*Your task*:
List, from the lines below, each one with "draw" in it.

*Available data*:
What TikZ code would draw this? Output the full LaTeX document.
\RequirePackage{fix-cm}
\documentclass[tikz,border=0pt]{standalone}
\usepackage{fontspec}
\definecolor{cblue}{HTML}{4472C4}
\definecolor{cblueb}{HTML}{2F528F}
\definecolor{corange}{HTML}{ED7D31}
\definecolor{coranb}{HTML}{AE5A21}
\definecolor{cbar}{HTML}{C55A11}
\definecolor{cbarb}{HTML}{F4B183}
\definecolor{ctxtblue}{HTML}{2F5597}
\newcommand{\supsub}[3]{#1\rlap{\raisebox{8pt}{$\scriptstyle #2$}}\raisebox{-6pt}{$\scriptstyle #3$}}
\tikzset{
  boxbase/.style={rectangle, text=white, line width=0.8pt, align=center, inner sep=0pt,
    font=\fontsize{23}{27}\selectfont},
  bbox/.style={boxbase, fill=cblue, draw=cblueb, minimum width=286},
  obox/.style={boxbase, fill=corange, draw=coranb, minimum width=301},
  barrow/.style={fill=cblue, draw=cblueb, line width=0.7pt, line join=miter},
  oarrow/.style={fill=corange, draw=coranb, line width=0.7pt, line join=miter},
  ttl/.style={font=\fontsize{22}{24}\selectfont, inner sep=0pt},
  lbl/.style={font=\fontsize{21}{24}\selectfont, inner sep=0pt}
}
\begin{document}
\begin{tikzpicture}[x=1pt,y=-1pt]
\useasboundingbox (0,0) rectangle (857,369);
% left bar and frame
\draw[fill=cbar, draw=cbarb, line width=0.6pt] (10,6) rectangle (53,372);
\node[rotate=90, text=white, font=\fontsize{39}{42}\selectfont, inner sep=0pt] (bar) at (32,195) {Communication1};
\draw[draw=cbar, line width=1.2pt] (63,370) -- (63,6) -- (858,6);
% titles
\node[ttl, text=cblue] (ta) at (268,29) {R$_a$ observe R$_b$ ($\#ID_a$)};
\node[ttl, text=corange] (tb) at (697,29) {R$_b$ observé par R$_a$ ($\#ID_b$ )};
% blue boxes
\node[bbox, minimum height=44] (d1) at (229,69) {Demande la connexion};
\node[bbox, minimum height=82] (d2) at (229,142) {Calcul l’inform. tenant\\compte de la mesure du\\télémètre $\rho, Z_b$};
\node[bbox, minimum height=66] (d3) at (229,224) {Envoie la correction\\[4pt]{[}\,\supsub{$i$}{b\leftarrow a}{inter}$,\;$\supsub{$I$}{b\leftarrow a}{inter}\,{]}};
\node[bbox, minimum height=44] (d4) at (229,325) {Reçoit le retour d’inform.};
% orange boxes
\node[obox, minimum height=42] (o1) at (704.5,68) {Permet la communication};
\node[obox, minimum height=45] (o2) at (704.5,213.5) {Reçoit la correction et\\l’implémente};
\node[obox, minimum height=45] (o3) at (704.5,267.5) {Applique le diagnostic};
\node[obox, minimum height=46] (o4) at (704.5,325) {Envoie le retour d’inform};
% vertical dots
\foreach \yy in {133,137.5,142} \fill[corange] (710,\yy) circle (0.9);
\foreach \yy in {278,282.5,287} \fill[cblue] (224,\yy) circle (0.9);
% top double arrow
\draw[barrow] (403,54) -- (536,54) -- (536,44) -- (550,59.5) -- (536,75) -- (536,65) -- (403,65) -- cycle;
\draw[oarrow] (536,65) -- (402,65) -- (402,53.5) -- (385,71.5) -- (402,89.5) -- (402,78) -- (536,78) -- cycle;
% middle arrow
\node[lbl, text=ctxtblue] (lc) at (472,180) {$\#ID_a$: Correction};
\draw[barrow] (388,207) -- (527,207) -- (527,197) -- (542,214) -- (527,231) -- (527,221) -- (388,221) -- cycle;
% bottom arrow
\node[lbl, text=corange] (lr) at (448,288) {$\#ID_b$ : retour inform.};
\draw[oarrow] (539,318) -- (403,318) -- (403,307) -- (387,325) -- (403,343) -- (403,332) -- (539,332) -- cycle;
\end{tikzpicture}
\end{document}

*Answer to the problem*:
What TikZ code would draw this? Output the full LaTeX document.
  bbox/.style={boxbase, fill=cblue, draw=cblueb, minimum width=286},
  obox/.style={boxbase, fill=corange, draw=coranb, minimum width=301},
  barrow/.style={fill=cblue, draw=cblueb, line width=0.7pt, line join=miter},
  oarrow/.style={fill=corange, draw=coranb, line width=0.7pt, line join=miter},
\draw[fill=cbar, draw=cbarb, line width=0.6pt] (10,6) rectangle (53,372);
\draw[draw=cbar, line width=1.2pt] (63,370) -- (63,6) -- (858,6);
\draw[barrow] (403,54) -- (536,54) -- (536,44) -- (550,59.5) -- (536,75) -- (536,65) -- (403,65) -- cycle;
\draw[oarrow] (536,65) -- (402,65) -- (402,53.5) -- (385,71.5) -- (402,89.5) -- (402,78) -- (536,78) -- cycle;
\draw[barrow] (388,207) -- (527,207) -- (527,197) -- (542,214) -- (527,231) -- (527,221) -- (388,221) -- cycle;
\draw[oarrow] (539,318) -- (403,318) -- (403,307) -- (387,325) -- (403,343) -- (403,332) -- (539,332) -- cycle;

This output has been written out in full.